Task instructions. Report how many lines in the records hold the string "this"; give the number and nothing else.

Charts and diagrams as code.
***

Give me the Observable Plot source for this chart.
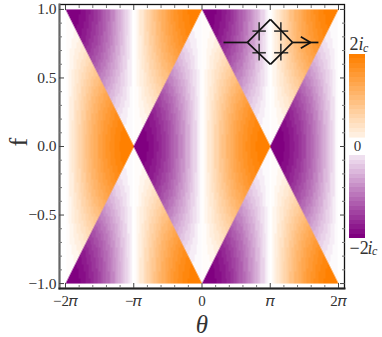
<!DOCTYPE html>
<html><head><meta charset="utf-8">
<style>html,body{margin:0;padding:0;background:#fff}svg{display:block}</style>
<script src="https://cdn.jsdelivr.net/npm/d3@7"></script>
<script src="https://cdn.jsdelivr.net/npm/@observablehq/plot@0.6"></script>
</head><body><script>
const PI = Math.PI;
// Current amplitude profile read along a fold of the map, in 40 equal steps from white to full colour.
const riseProfile = [0,.039,.078,.118,.156,.195,.233,.271,.309,.345,.383,.418,.454,.488,.522,.556,.588,.619,.649,.678,.707,.733,.760,.785,.809,.831,.853,.872,.891,.908,.924,.937,.951,.962,.972,.981,.988,.992,.996,.999,1];
const bandEdges = [-2,-1.9,-1.8,-1.7,-1.6,-1.5,-1.4,-1.3,-1.2,-1.1,-1,-.9,-.8,-.7,-.6,-.5,-.4,-.3,-.2,-.1,0,.1,.2,.3,.4,.5,.6,.7,.8,.9,1,1.1,1.2,1.3,1.4,1.5,1.6,1.7,1.8,1.9,2];
const colorStops = ["#800080","#ffffff","#ff8000"];
const thetaMajor = [-2*PI,-PI,0,PI,2*PI];
const thetaLabels = ["−2𝜋","−𝜋","0","𝜋","2𝜋"];
const thetaMinor = [-1.8,-1.6,-1.4,-1.2,-.8,-.6,-.4,-.2,.2,.4,.6,.8,1.2,1.4,1.6,1.8].map(d=>d*PI);
const fMajor = [-1,-.5,0,.5,1];
const fLabels = ["−1.0","−0.5","0.0","0.5","1.0"];
const fMinor = [-.9,-.8,-.7,-.6,-.4,-.3,-.2,-.1,.1,.2,.3,.4,.6,.7,.8,.9];
// Inset SQUID sketch, in axis units
const circuitWires = [
 [.99,.759,2.09,.759],[2.09,.759,3.15,.927],[3.15,.927,4.17,.759],[4.17,.759,5.36,.759],
 [2.09,.759,3.15,.599],[3.15,.599,4.17,.759],[4.55,.80,4.995,.759],[4.55,.717,4.995,.759]
];
const circuitJunctions = [
 [2.63,.907,2.63,.774],[2.32,.842,2.94,.842],[3.63,.907,3.63,.774],[3.32,.842,3.97,.842],
 [2.63,.75,2.63,.628],[2.32,.684,2.94,.684],[3.63,.75,3.63,.628],[3.32,.684,3.97,.684]
];
const rise = t => riseProfile[Math.max(0,Math.min(40,Math.round(t*40)))];
function current(theta,f){
  const t=Math.abs(theta), a=Math.abs(f), d=Math.abs(t-PI), s=theta<0?-1:1;
  if(d<PI*a) return 2*rise(a)*(t<PI?1:-1)*(-s)*rise(d/PI);
  if(t<PI) return 2*s*rise(t/PI)*rise(1-a);
  return -2*s*rise(2-t/PI)*rise(1-a);
}
const snap = v => { const i=Math.min(19,Math.floor(Math.abs(v)*10)); return Math.sign(v)*(i+.4)/19.4*2; };
const bands = bandEdges.slice(0,-1).map((b,i)=>({lo:b,hi:bandEdges[i+1],v:snap((b+bandEdges[i+1])/2)}));
const barScale = .336, barX1 = 6.79, barX2 = 7.53;
const serif = "'Liberation Serif',serif", ink = "#333";
const seg = {x1:d=>d[0],y1:d=>d[1],x2:d=>d[2],y2:d=>d[3]};
const plot = Plot.plot({
  width:382,height:337,marginLeft:59,marginRight:38,marginTop:4,marginBottom:49,
  style:{background:"#fff",fontFamily:serif,overflow:"visible"},
  x:{domain:[-6.56,6.56],axis:null},
  y:{domain:[-1.036,1.036],axis:null},
  color:{type:"linear",domain:[-2,0,2],range:colorStops,clamp:true},
  marks:[
    Plot.raster({x1:-2*PI,x2:2*PI,y1:-1,y2:1,pixelSize:1,fill:(x,y)=>snap(current(x,y))}),
    Plot.rect(bands,{x1:barX1,x2:barX2,y1:d=>d.lo*barScale,y2:d=>d.hi*barScale,fill:"v",shapeRendering:"crispEdges"}),
    Plot.rect([0],{x1:barX1,x2:barX2,y1:-.066,y2:.058,fill:"#fff"}),
    Plot.frame({stroke:"#111",strokeWidth:1.3}),
    Plot.frame({anchor:"left",stroke:"#666",strokeWidth:2}),
    Plot.frame({anchor:"bottom",stroke:"#222",strokeWidth:2}),
    Plot.axisX({ticks:thetaMajor,anchor:"bottom",tickSize:-5,text:null,stroke:"#444"}),
    Plot.axisX({ticks:thetaMajor,anchor:"top",tickSize:-5,text:null,stroke:"#444"}),
    Plot.axisX({ticks:thetaMinor,anchor:"bottom",tickSize:-3,text:null,stroke:"#777"}),
    Plot.axisX({ticks:thetaMinor,anchor:"top",tickSize:-3,text:null,stroke:"#777"}),
    Plot.axisY({ticks:fMajor,anchor:"left",tickSize:-5,text:null,stroke:"#444"}),
    Plot.axisY({ticks:fMajor,anchor:"right",tickSize:-5,text:null,stroke:"#444"}),
    Plot.axisY({ticks:fMinor,anchor:"left",tickSize:-3,text:null,stroke:"#777"}),
    Plot.axisY({ticks:fMinor,anchor:"right",tickSize:-3,text:null,stroke:"#777"}),
    Plot.text(thetaMajor,{x:d=>d,frameAnchor:"bottom",text:(d,i)=>thetaLabels[i],dy:17,fontSize:15,fill:ink,fontFamily:serif}),
    Plot.text(fMajor,{y:d=>d,frameAnchor:"left",text:(d,i)=>fLabels[i],dx:-3,textAnchor:"end",fontSize:15.5,fill:ink,fontFamily:serif}),
    Plot.text(["f"],{frameAnchor:"left",dx:-41,rotate:-90,fontSize:26,fill:ink,fontFamily:serif}),
    Plot.text(["θ"],{x:()=>0,frameAnchor:"bottom",dy:44,fontSize:25,fontStyle:"italic",fill:ink,fontFamily:serif}),
    Plot.text(["0"],{x:()=>(barX1+barX2)/2,y:()=>0,fontSize:15,fill:ink,fontFamily:serif}),
    Plot.text(["2"],{x:()=>barX1,y:()=>.745,textAnchor:"start",fontSize:18,fill:ink,fontFamily:serif}),
    Plot.text(["i"],{x:()=>barX1,y:()=>.745,dx:9,textAnchor:"start",fontSize:18,fontStyle:"italic",fill:ink,fontFamily:serif}),
    Plot.text(["c"],{x:()=>barX1,y:()=>.72,dx:13.5,textAnchor:"start",fontSize:12,fontStyle:"italic",fill:ink,fontFamily:serif}),
    Plot.text(["−2"],{x:()=>barX1,y:()=>-.74,textAnchor:"start",fontSize:18,fill:ink,fontFamily:serif}),
    Plot.text(["i"],{x:()=>barX1,y:()=>-.74,dx:18,textAnchor:"start",fontSize:18,fontStyle:"italic",fill:ink,fontFamily:serif}),
    Plot.text(["c"],{x:()=>barX1,y:()=>-.765,dx:22.5,textAnchor:"start",fontSize:12,fontStyle:"italic",fill:ink,fontFamily:serif}),
    Plot.link(circuitJunctions,{...seg,stroke:"#333",strokeWidth:1.6}),
    Plot.link(circuitWires,{...seg,stroke:"#111",strokeWidth:1.7})
  ]
});
document.body.appendChild(plot);
</script></body></html>
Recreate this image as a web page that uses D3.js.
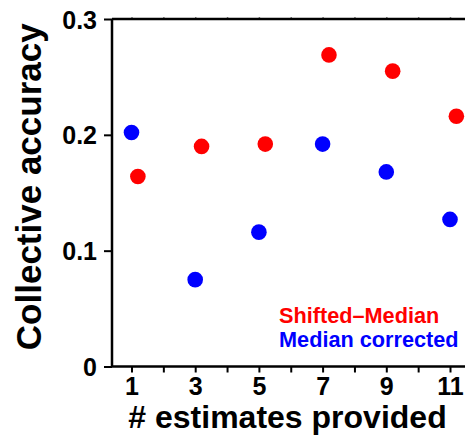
<!DOCTYPE html>
<html>
<head>
<meta charset="utf-8">
<script src="https://cdn.jsdelivr.net/npm/d3@7"></script>
<style>
  body { margin: 0; background: #fff; }
  svg { display: block; font-family: "Liberation Sans", Arial, Helvetica, sans-serif; font-weight: bold; }
</style>
</head>
<body>
<script>
// data
const estimates = [1, 3, 5, 7, 9, 11];
const shiftedMedian = [0.164, 0.190, 0.192, 0.269, 0.255, 0.216];
const medianCorrected = [0.202, 0.075, 0.116, 0.192, 0.168, 0.127];
const xTicks = [1, 2, 3, 4, 5, 6, 7, 8, 9, 10, 11];
const xTickLabels = ['1', '', '3', '', '5', '', '7', '', '9', '', '11'];
const yTicks = [0, 0.1, 0.2, 0.3];
const yTickLabels = ['0', '0.1', '0.2', '0.3'];
const seriesNames = ['Shifted\u2013Median', 'Median corrected'];
const seriesColors = ['#ff0000', '#0000ff'];

const W = 465, H = 441;
const plotLeft = 112, plotRight = 465, plotTop = 19, plotBottom = 366.5;

const svg = d3.select('body').append('svg')
  .attr('width', W)
  .attr('height', H);

// x: 1 sits at 131.5, 11 at 450
const x = d3.scaleLinear().domain([1, 11]).range([131.5, 450]);
const y = d3.scaleLinear().domain([0, 0.3]).range([plotBottom, plotTop]);

// bottom axis
const xAxis = svg.append('g')
  .attr('transform', `translate(0,${plotBottom})`)
  .call(d3.axisBottom(x).tickValues(xTicks).tickSize(6).tickPadding(5)
    .tickFormat((d, i) => xTickLabels[i]));
xAxis.select('.domain').remove();
xAxis.append('line')
  .attr('x1', plotLeft).attr('x2', plotRight)
  .attr('stroke', '#000').attr('stroke-width', 2.5);
xAxis.selectAll('.tick line').attr('stroke-width', 2);
xAxis.selectAll('.tick text')
  .attr('fill', '#000')
  .style('font-size', '25px')
  .style('font-weight', 'bold');

// top frame line with tiny ticks
const topAxis = svg.append('g')
  .attr('transform', `translate(0,${plotTop})`)
  .call(d3.axisTop(x).tickValues(xTicks).tickSize(1.5).tickFormat(''));
topAxis.select('.domain').remove();
topAxis.append('line')
  .attr('x1', plotLeft).attr('x2', plotRight)
  .attr('stroke', '#000').attr('stroke-width', 2.5);
topAxis.selectAll('.tick line').attr('stroke-width', 1.5);

// left axis
const yAxis = svg.append('g')
  .attr('transform', `translate(${plotLeft},0)`)
  .call(d3.axisLeft(y).tickValues(yTicks).tickSize(8).tickPadding(7)
    .tickFormat((d, i) => yTickLabels[i]));
yAxis.select('.domain').remove();
yAxis.append('line')
  .attr('y1', plotTop).attr('y2', plotBottom)
  .attr('stroke', '#000').attr('stroke-width', 2.5);
yAxis.selectAll('.tick line').attr('stroke-width', 2);
yAxis.selectAll('.tick text')
  .attr('fill', '#000')
  .attr('dy', '0.36em')
  .style('font-size', '25px')
  .style('font-weight', 'bold');

// points: red dodged a bit to the right
svg.append('g').selectAll('circle')
  .data(estimates)
  .join('circle')
  .attr('cx', d => x(d + 0.2))
  .attr('cy', (d, i) => y(shiftedMedian[i]))
  .attr('r', 7.8)
  .attr('fill', seriesColors[0]);

svg.append('g').selectAll('circle')
  .data(estimates)
  .join('circle')
  .attr('cx', d => x(d))
  .attr('cy', (d, i) => y(medianCorrected[i]))
  .attr('r', 7.8)
  .attr('fill', seriesColors[1]);

// legend
svg.append('g').selectAll('text')
  .data(seriesNames)
  .join('text')
  .attr('x', 279)
  .attr('y', (d, i) => 322.5 + i * 24.5)
  .attr('fill', (d, i) => seriesColors[i])
  .style('font-size', '21.7px')
  .text(d => d);

// axis titles
svg.append('text')
  .attr('x', (plotLeft + plotRight) / 2 - 1)
  .attr('y', 428)
  .attr('text-anchor', 'middle')
  .style('font-size', '32px')
  .text('# estimates provided');

svg.append('text')
  .attr('transform', `translate(41,${(plotTop + plotBottom) / 2 - 6}) rotate(-90)`)
  .attr('text-anchor', 'middle')
  .style('font-size', '35px')
  .text('Collective accuracy');
</script>
</body>
</html>
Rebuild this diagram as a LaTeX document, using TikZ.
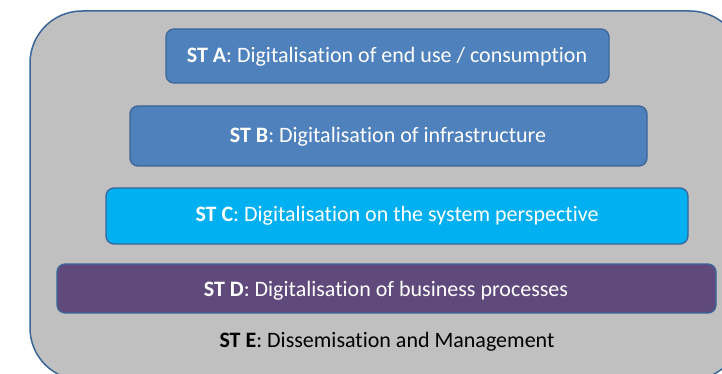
\documentclass[tikz,border=0pt]{standalone}
\usepackage{fontspec}
\setmainfont[Ligatures=NoCommon]{Carlito}
\definecolor{outerfill}{HTML}{C0C0C0}
\definecolor{bordblue}{HTML}{3A6699}
\definecolor{stblue}{HTML}{4F81BD}
\definecolor{stcyan}{HTML}{00B0F0}
\definecolor{stpurple}{HTML}{604A7B}
\begin{document}
\begin{tikzpicture}[x=1pt,y=-1pt,
  layer/.style={draw=bordblue, line width=1.3pt, rounded corners=8pt},
  lbl/.style={font=\fontsize{22}{26}\selectfont, text=white},
]
\useasboundingbox (0,0) rectangle (722,374);
\clip (0,0) rectangle (722,374);
\draw[draw=bordblue, fill=outerfill, line width=1.5pt, rounded corners=52pt] (30,11) rectangle (742,380);
\draw[layer, fill=stblue] (166,29) rectangle (609,83);
\draw[layer, fill=stblue] (130,106) rectangle (647,166);
\draw[layer, fill=stcyan] (106,188) rectangle (688,244);
\draw[layer, fill=stpurple] (57,264) rectangle (716,313);
\node[lbl] (a) at (387,57) {\textbf{ST A}: Digitalisation of end use / consumption};
\node[lbl] (b) at (388,137) {\textbf{ST B}: Digitalisation of infrastructure};
\node[lbl] (c) at (397,216) {\textbf{ST C}: Digitalisation on the system perspective};
\node[lbl] (d) at (386,291) {\textbf{ST D}: Digitalisation of business processes};
\node[lbl, text=black] (e) at (387,342) {\textbf{ST E}: Dissemisation and Management};
\end{tikzpicture}
\end{document}
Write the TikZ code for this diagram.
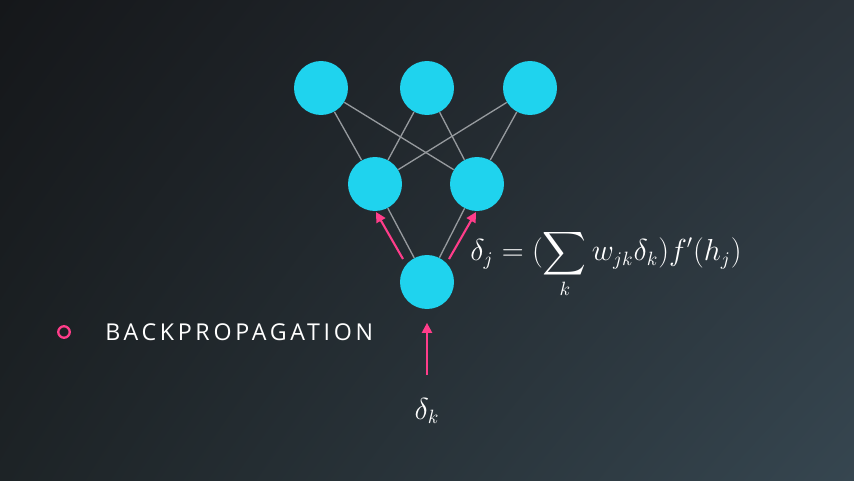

***

Task answer. 4